Perpisahan dengan suami yang tidak baik-baik, ditambah ia sempat harus berpisah dengan anak semata wayangnya membuat Nabila hampir setiap hari merasa ketakutan sampai tak bisa tidur di malam hari.
Warga Sukoharjo, Jawa Tengah itu juga mengalami berbagai gangguan psikosomatis seperti kelelahan dan sesak napas.
Baca juga: Untung Banyak Berkat Mobile JKN
Merasa tak kuat menanggung beban hidupnya sendirian, Nabila memutuskan untuk berkonsultasi dengan dokter spesialis kesehatan jiwa.
Dengan bercerita kepada orang yang profesional di bidangnya, Nabila berharap ia dapat menemukan seseorang yang bisa mendengarkan masalahnya tanpa menilainya secara sepihak.
“Menurutku, kondisiku saat itu sudah enggak baik buat kehidupan sehari-hari karena aku juga kan seorang ibu yang punya tanggung jawab terhadap mental anak,” kisah Nabila yang ditemui beberapa waktu lalu di Solo, Jawa Tengah.
Nabila pun memilih berobat ke psikiater di sebuah rumah sakit pemerintah. Saat itu, meski menjadi peserta Jaminan Kesehatan Nasional (JKN) Badan Penyelenggara Jaminan Sosial (BPJS) Kesehatan, ia membayar mandiri karena mengira biaya pengobatan kesehatan jiwa tidak termasuk dalam biaya yang ditanggung BPJS Kesehatan.

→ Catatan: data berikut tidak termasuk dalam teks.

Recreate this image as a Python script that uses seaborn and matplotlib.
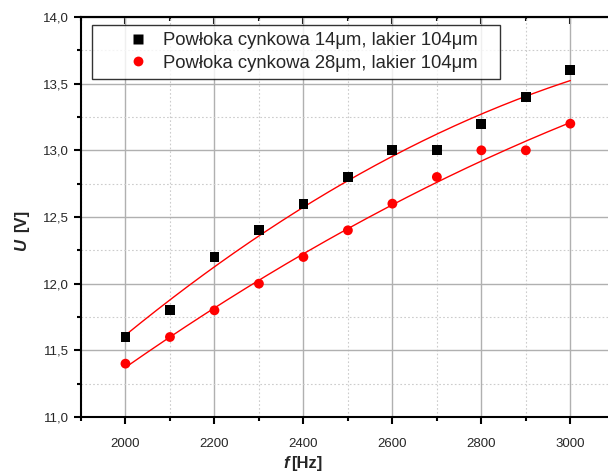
import numpy as np
import pandas as pd
import seaborn as sns
import matplotlib.pyplot as plt
from matplotlib.ticker import MultipleLocator

# dane pomiarowe
freq = [2000, 2100, 2200, 2300, 2400, 2500, 2600, 2700, 2800, 2900, 3000]
u_14 = [11.6, 11.8, 12.2, 12.4, 12.6, 12.8, 13.0, 13.0, 13.2, 13.4, 13.6]
u_28 = [11.4, 11.6, 11.8, 12.0, 12.2, 12.4, 12.6, 12.8, 13.0, 13.0, 13.2]
labels = ["Powłoka cynkowa 14μm, lakier 104μm",
          "Powłoka cynkowa 28μm, lakier 104μm"]

sns.set_style("white")
plt.rcParams["font.family"] = ["Liberation Sans", "DejaVu Sans"]

df = pd.DataFrame({"f": freq * 2, "U": u_14 + u_28,
                   "seria": [labels[0]] * len(freq) + [labels[1]] * len(freq)})

fig = plt.figure(figsize=(6.08, 4.73), dpi=100)
ax = fig.add_axes([0.1332, 0.1184, 0.878, 0.8457])

# dopasowanie wielomianem 2 stopnia
ff = np.linspace(min(freq), max(freq), 200)
for u in (u_14, u_28):
    p = np.polyfit(freq, u, 2)
    sns.lineplot(x=ff, y=np.polyval(p, ff), color="red", lw=1, ax=ax, zorder=2)

sns.scatterplot(data=df, x="f", y="U", hue="seria", style="seria",
                palette=["black", "red"], markers=["s", "o"],
                s=50, edgecolor="none", ax=ax, zorder=3)

ax.set_xlim(1900, 3100)
ax.set_ylim(11.0, 14.0)
ax.xaxis.set_major_locator(MultipleLocator(200))
ax.xaxis.set_minor_locator(MultipleLocator(100))
ax.yaxis.set_major_locator(MultipleLocator(0.5))
ax.yaxis.set_minor_locator(MultipleLocator(0.25))
ax.yaxis.set_major_formatter(lambda v, pos: f"{v:.1f}".replace(".", ","))

ax.grid(which="major", color="#b0b0b0", lw=1)
ax.grid(which="minor", color="#cccccc", lw=0.8, ls=(0, (1.5, 2)))
ax.set_axisbelow(True)

for s in ["left", "bottom", "top"]:
    ax.spines[s].set_color("black")
    ax.spines[s].set_linewidth(1.5)
ax.spines["right"].set_visible(False)
ax.tick_params(which="both", direction="out", color="black", width=1.5,
               labelsize=9.5, bottom=True, left=True, top=False, right=False)
ax.tick_params(which="major", length=5)
ax.tick_params(which="minor", length=3)
ax.tick_params(axis="x", which="major", pad=10)

# gorna os - ticki do srodka
top = ax.secondary_xaxis("top")
top.xaxis.set_major_locator(MultipleLocator(200))
top.xaxis.set_minor_locator(MultipleLocator(100))
top.tick_params(which="both", direction="in", color="black", width=1.5,
                labeltop=False)
top.tick_params(which="major", length=5)
top.tick_params(which="minor", length=3)
top.spines["top"].set_linewidth(1.5)

ax.set_xlabel("")
ax.set_ylabel("")
fig.text(0.466, 0.021, "f", fontsize=12, fontweight="bold", style="italic",
         va="center")
fig.text(0.479, 0.021, "[Hz]", fontsize=12, fontweight="bold", va="center")
fig.text(0.035, 0.483, "U", fontsize=12, fontweight="bold", style="italic",
         rotation=90, ha="center", va="center")
fig.text(0.035, 0.533, "[V]", fontsize=12, fontweight="bold",
         rotation=90, ha="center", va="center")

leg = ax.legend(loc="upper left", bbox_to_anchor=(0.0206, 0.98, 0.764, 0.0),
                mode="expand", frameon=True,
                fancybox=False, edgecolor="black", fontsize=13.3,
                handlelength=4.2, handletextpad=-0.75, borderpad=0.4,
                labelspacing=0.3, borderaxespad=0, markerscale=1.0)
leg.get_frame().set_linewidth(1.0)

fig.savefig("out.png", dpi=100)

“Aku lalu dikasih rujukan agar berobat pakai BPJS saja karena pengobatan ini harus rutin,” katanya.
Nabila pun langsung ke fasilitas kesehatan tingkat pertama (FTKP) untuk meminta rujukan ke psikiater. Awalnya, ia berobat 2 minggu sekali, lalu setelah ada kemajuan, pengobatannya menjadi sebulan sekali.
Pertama kali konsultasi, dokter mengobservasi Nabila menderita depresi yang mengarah ke gangguan bipolar. Lalu, setelah psikoterapi, dokter mendiagnosa ia mengalami depresi, gangguan kecemasan.

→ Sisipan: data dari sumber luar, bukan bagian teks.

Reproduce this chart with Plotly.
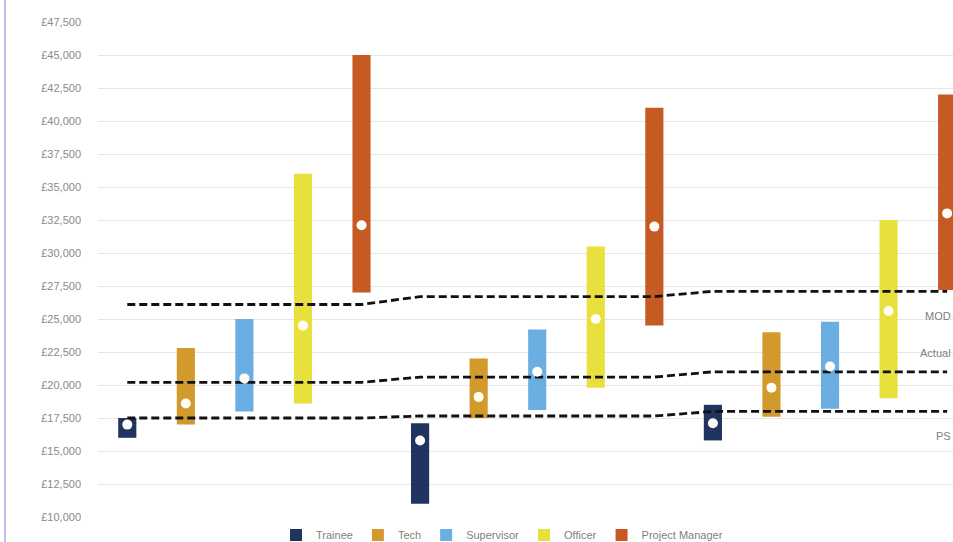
import plotly.graph_objects as go

roles = ["Trainee", "Tech", "Supervisor", "Officer", "Project Manager"]
colors = ["#1f3560", "#d29a2c", "#6aaee2", "#e8e03c", "#c55b22"]
n_groups = 3

# per role: values for the three groups
low = {
    "Trainee": [16000, 11000, 15800],
    "Tech": [17000, 17500, 17600],
    "Supervisor": [18000, 18100, 18200],
    "Officer": [18600, 19800, 19000],
    "Project Manager": [27000, 24500, 27200],
}
high = {
    "Trainee": [17500, 17100, 18500],
    "Tech": [22800, 22000, 24000],
    "Supervisor": [25000, 24200, 24800],
    "Officer": [36000, 30500, 32500],
    "Project Manager": [45000, 41000, 42000],
}
mid = {
    "Trainee": [17000, 15800, 17100],
    "Tech": [18600, 19100, 19800],
    "Supervisor": [20500, 21000, 21400],
    "Officer": [24500, 25000, 25600],
    "Project Manager": [32100, 32000, 33000],
}

# reference lines: one level per group
ref_names = ["MOD", "Actual", "PS"]
ref_levels = {
    "MOD": [26100, 26700, 27100],
    "Actual": [20200, 20600, 21000],
    "PS": [17500, 17650, 18000],
}
ref_label_y = {"MOD": 25200, "Actual": 22400, "PS": 16150}

y_ticks = list(range(10000, 47501, 2500))
y_tick_labels = ["£{:,}".format(v) for v in y_ticks]

fig = go.Figure()
n_roles = len(roles)

for i, r in enumerate(roles):
    xs = [g * n_roles + i for g in range(n_groups)]
    fig.add_trace(go.Bar(
        x=xs, y=[h - l for h, l in zip(high[r], low[r])], base=low[r],
        name=r, marker=dict(color=colors[i], line=dict(width=0)),
        width=0.31, showlegend=True,
    ))

all_x = list(range(n_groups * n_roles))
for name in ref_names:
    ys = []
    for g in range(n_groups):
        ys += [ref_levels[name][g]] * n_roles
    fig.add_trace(go.Scatter(
        x=all_x, y=ys, mode="lines", name=name, showlegend=False,
        line=dict(color="#111111", width=2.8, dash="8px,4px"),
        hoverinfo="skip",
    ))

for i, r in enumerate(roles):
    xs = [g * n_roles + i for g in range(n_groups)]
    fig.add_trace(go.Scatter(
        x=xs, y=mid[r], mode="markers", showlegend=False,
        marker=dict(color="#fffdf5", size=10, line=dict(width=0)),
    ))

# line labels at the right edge
for name in ref_names:
    fig.add_annotation(
        x=1.0, xref="paper", y=ref_label_y[name], yref="y", text=name,
        showarrow=False, xanchor="right",
        font=dict(family="Liberation Sans", size=11, color="#7f7f7f"),
    )

fig.add_shape(type="line", xref="paper", yref="paper",
              x0=(5 - 98) / 855, x1=(5 - 98) / 855, y0=0, y1=1,
              line=dict(color="#a9a9de", width=1.5))

fig.update_layout(
    width=953, height=542,
    margin=dict(l=98, r=0, t=0, b=0, autoexpand=False),
    paper_bgcolor="white", plot_bgcolor="white",
    barmode="overlay",
    font=dict(family="Liberation Sans", size=11, color="#7f7f7f"),
    xaxis=dict(range=[-0.5, 14.1], showgrid=False, zeroline=False,
               showticklabels=False, showline=False, fixedrange=True),
    yaxis=dict(range=[10000, 47500], tickvals=y_ticks, ticktext=y_tick_labels,
               domain=[25 / 542, 520 / 542],
               showgrid=True, gridcolor="#e6e6e6", gridwidth=1, zeroline=False,
               showline=False, ticklabelstandoff=16,
               tickfont=dict(size=11, color="#8a8a8a")),
    legend=dict(orientation="h", x=(502 - 98) / 855, xanchor="center",
                y=7 / 542, yanchor="middle",
                font=dict(size=11, color="#7f7f7f"), itemwidth=30,
                traceorder="normal"),
)

fig.write_html("out.html")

Baca juga: Pandemi dan Cerita Mereka yang Beruntung Terdaftar JKN-KIS
Dari berbagai sumber, gejala gangguan bipolar, yang sebelumnya disebut depresi manik, adalah kondisi kesehatan mental yang menyebabkan perubahan suasana hati yang ekstrem, yang meliputi emosi yang tinggi, misalnya mania atau hipomania dan rendah atau depresi.
Sementara, seperti dilansir laman Organisasi Kesehatan Dunia (World Health Organization/WHO), orang dengan gangguan kecemasan dapat mengalami ketakutan atau kekhawatiran yang berlebihan terhadap situasi tertentu, misalnya, serangan panik atau situasi sosial) atau dalam kasus gangguan kecemasan umum, terhadap berbagai situasi sehari-hari.

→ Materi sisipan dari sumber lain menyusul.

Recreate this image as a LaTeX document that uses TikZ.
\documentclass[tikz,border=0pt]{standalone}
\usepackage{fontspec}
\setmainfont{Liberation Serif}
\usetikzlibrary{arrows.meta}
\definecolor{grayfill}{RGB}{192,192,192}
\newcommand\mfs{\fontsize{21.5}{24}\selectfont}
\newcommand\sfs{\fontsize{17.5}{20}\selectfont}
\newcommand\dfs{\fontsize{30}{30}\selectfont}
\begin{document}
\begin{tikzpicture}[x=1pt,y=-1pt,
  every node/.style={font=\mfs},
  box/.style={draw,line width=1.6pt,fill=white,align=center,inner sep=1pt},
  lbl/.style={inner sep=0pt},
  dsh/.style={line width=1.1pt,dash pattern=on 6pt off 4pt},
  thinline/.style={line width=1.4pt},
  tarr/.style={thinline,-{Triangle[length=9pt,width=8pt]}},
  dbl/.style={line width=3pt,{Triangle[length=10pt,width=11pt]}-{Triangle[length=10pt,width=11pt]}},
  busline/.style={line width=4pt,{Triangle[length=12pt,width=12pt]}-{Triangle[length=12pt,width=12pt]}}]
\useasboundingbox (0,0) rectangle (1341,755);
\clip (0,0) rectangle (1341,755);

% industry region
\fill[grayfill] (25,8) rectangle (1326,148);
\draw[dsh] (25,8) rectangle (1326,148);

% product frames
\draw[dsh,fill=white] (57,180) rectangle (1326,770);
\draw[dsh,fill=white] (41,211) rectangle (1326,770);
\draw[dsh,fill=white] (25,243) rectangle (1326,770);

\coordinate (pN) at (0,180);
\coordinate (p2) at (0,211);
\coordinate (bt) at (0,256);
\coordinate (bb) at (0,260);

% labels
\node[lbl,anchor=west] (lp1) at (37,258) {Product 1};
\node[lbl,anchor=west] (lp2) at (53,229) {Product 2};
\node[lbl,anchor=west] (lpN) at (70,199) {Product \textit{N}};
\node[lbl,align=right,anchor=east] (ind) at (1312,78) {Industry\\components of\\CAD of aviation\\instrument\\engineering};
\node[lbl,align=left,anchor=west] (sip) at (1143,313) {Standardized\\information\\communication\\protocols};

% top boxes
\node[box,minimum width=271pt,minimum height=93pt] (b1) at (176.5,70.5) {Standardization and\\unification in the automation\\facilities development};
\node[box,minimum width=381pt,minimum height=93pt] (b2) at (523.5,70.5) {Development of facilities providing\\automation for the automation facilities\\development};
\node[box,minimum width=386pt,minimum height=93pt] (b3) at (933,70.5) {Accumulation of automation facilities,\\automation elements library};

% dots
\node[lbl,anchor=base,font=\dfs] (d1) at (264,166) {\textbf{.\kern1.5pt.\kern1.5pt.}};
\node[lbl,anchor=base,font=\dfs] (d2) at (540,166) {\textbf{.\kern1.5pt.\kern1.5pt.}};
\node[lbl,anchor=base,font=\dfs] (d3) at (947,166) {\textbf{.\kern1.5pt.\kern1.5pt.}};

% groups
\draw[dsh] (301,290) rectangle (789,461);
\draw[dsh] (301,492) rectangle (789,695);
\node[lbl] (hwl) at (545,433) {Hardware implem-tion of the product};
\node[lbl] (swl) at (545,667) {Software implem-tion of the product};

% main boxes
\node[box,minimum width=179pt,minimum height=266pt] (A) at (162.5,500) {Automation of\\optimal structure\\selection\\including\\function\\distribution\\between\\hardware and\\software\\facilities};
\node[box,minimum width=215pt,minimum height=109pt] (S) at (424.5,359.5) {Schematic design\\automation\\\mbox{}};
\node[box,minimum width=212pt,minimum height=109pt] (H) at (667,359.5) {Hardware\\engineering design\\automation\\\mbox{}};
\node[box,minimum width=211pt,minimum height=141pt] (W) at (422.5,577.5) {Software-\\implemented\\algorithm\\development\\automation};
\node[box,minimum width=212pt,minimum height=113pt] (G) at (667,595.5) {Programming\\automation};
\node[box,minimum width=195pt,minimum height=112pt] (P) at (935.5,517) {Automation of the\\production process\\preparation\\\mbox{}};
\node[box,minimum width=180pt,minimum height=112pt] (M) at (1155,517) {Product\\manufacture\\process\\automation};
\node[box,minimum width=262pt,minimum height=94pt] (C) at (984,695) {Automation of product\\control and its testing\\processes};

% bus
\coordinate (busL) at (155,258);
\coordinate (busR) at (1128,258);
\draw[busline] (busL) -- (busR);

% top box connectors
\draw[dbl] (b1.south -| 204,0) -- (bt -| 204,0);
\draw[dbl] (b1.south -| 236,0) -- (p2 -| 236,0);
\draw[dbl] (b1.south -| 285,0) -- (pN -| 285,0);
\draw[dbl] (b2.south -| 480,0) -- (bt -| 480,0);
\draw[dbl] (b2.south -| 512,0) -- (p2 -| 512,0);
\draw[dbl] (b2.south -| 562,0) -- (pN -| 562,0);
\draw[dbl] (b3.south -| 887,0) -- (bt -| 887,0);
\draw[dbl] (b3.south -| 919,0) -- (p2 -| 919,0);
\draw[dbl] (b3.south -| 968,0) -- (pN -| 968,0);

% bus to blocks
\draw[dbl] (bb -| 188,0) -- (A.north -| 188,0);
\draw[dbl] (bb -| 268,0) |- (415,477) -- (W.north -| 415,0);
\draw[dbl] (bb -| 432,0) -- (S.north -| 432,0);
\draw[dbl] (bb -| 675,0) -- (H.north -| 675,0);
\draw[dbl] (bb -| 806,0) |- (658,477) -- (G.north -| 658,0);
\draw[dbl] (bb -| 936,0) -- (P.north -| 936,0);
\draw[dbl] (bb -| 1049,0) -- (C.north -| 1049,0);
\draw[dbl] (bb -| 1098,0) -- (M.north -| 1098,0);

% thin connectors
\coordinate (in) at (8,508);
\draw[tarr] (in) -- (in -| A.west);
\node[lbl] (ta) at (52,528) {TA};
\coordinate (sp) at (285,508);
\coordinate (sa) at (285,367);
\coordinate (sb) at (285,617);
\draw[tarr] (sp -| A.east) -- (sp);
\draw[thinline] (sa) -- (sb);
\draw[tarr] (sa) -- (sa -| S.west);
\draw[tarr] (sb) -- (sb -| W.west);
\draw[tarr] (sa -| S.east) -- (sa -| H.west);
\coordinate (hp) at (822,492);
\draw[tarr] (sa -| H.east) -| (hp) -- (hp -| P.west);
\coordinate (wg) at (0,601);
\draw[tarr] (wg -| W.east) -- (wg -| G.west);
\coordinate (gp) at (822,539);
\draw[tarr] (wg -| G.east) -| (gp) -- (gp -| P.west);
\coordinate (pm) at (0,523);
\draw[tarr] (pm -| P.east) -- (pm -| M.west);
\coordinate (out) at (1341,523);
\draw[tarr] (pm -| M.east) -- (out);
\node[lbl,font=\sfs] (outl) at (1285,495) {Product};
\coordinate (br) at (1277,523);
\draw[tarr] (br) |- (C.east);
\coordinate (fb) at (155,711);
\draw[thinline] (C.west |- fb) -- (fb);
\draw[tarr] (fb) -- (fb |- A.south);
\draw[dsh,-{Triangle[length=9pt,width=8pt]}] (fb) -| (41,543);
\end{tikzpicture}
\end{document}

Nabila rutin berobat sejak September 2021 hingga sekarang. Tak terasa, mulai Agustus 2024 dia dinyatakan lepas obat.
"Alhamdulillah, aku sudah lepas obat. Dokter berpesan aku harus jaga diri, tidak gampang ke-trigger,” ucap Nabila.
Berobat menggunakan kartu BPJS Kesehatan memang jadi salah satu cara agar pasien dengan gangguan kejiwaan bisa berobat teratur tanpa takut terbentur biaya yang mahal.
Ketua Komunitas Peduli Schizofrenia Indonesia (KPSI) Simpul Solo Raya Fithri Setya Marwati berkisah, biaya pengobatan gangguan jiwa bisa mencapai jutaan rupiah jika tidak menggunakan kartu BPJS Kesehatan. Itu sebabnya, anggota KPSI yang butuh pengobatan jiwa kebanyakan menggunakan fasilitas BPJS Kesehatan.